How and why to hit the brakes.

Brakes get a bad reputation.

Bikes, scooters, cars, and ATVs all have brakes. 

Brakes help you slow down or stop.

They feel protective. Restrictive. Limiting.

They hold you back.

And when that's the story, then why would you ever want brakes for

- Your data team?

- Your career?

- Your business?

Here's why you want brakes.

Brakes are about agility and managing complexity. The majority of the time you use brakes is not to stop, it’s to adjust to a complex environment around you.

When riding a mountain bike on a dirt single-track trail, I rarely use brakes to come to a stop.
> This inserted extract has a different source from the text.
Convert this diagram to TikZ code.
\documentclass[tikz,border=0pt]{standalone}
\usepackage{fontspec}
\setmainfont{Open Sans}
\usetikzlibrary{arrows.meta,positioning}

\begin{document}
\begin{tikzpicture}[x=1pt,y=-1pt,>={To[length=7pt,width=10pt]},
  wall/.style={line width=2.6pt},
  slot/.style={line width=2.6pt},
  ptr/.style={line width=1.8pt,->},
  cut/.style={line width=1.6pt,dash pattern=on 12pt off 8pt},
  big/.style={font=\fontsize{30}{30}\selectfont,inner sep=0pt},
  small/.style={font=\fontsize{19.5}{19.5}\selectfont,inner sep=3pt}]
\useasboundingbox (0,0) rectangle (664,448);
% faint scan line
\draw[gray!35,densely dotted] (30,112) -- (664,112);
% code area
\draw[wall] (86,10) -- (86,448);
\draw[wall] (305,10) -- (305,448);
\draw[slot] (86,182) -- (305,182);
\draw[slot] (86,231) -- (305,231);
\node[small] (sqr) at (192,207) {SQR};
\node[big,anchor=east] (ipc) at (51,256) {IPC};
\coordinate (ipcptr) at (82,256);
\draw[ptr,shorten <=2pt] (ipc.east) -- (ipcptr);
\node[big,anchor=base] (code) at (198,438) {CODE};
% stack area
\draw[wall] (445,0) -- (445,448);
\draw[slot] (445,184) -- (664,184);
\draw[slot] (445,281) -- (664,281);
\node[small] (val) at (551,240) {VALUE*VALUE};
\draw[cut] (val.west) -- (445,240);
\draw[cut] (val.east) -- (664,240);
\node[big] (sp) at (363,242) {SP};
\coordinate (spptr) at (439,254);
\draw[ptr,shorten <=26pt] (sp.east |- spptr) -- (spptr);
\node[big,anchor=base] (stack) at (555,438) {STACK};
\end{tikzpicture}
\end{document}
But I constantly tap brakes to gain control and navigate through tight, sharp, steep, rough, or uncertain sections of the trail.

Overall, my brakes allow me to go faster, with better control, and a higher success rate.

But if you think of brakes as something that will slow you down, stop you, or get in your way you will be looking for ways to remove or avoid brakes.

Rather than embracing them.

What do brakes look like on your data team?

- Pull request approvals, deployment gating, or code reviews.

- Pipeline failure process and auditing.

- New data request prioritization and justification requirements

- Continuous Deployment of code changes to new environments

The tasks, processes, and habits that help you interact successfully with complex environments - either code, people, or data - are your brakes.

They aren’t there to slow you down. Or stop you.

They are there to help you go fast in a challenging world.

What do brakes look like in your day-to-day on your data team?